Some of the justices on the state’s high court even suggested that Congress would best be positioned to rule whether Trump could be barred from ballots due to his role in the Capitol riot that took place in January 2021.
During the hearing, the justices seriously questioned one of the attorneys who is representing voters in America who have sued to prevent Trump from appearing on the ballot in their state. They are citing the U.S. Constitution’s “insurrection” clause, which states that people who participate in an insurrection could be barred from holding some federal offices.

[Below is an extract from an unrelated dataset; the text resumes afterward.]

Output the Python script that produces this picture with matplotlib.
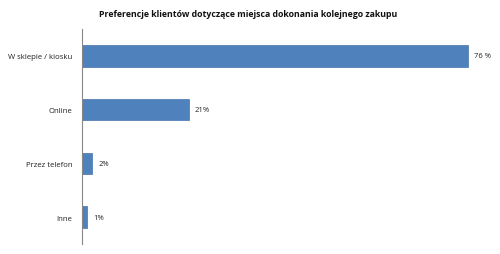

The justices continually cited the role that Congress plays in certifying the presidential electors as well as its ability to impeach a president in firing back against the plaintiffs in the case. Some even questioned whether the eligibility should be settled by Congress.
For instance, Natalie E. Hudson, who serves as the chief justice of the Minnesota Supreme Court, said:
“Those all seem to suggest there is a fundamental role for Congress to play and not the states because of that. It’s that interrelation that I think is troubling, that suggests that this is a national matter for Congress to decide.”
Minnesota wasn’t the only state that is facing a case like this, as a similar lawsuit was filed in Colorado to ban Trump from the ballot there. Both of those states’ highest courts are attempting to rule on something that not even the nation’s highest court has ever weighed in on.
There have been several other lawsuits like these two filed in other states to date, though none have yet progressed as far as the ones in Minnesota and Colorado have.
What all the plaintiffs have been arguing is that the 14th Amendment, which was passed during the Civil War-era, contains an insurrection clause that should ban Trump from holding office again. As such, he shouldn’t be allowed to appear on the ballots, even though he’s the huge frontrunner among GOP candidates.
Regardless of how the state Supreme Courts in Minnesota and Colorado rule, it’s expected that the decisions will ultimately end up in the hands of the U.S. Supreme Court.
During the oral arguments, Nicholas Nelson, a lawyer who is representing Trump in the case, said that the roles that states have in determining the eligibility of candidates for president was limited to what he termed “basic processing requirements.” That includes things such as making sure a candidate meets the minimum age requirement, for instance.
He even directly addressed a concern the chief justice expressed, that there could be chaos if different states rule in different ways on the matter. As he said:
“Petitioners would like this to be a one-off case, but we are a 50-state democracy.”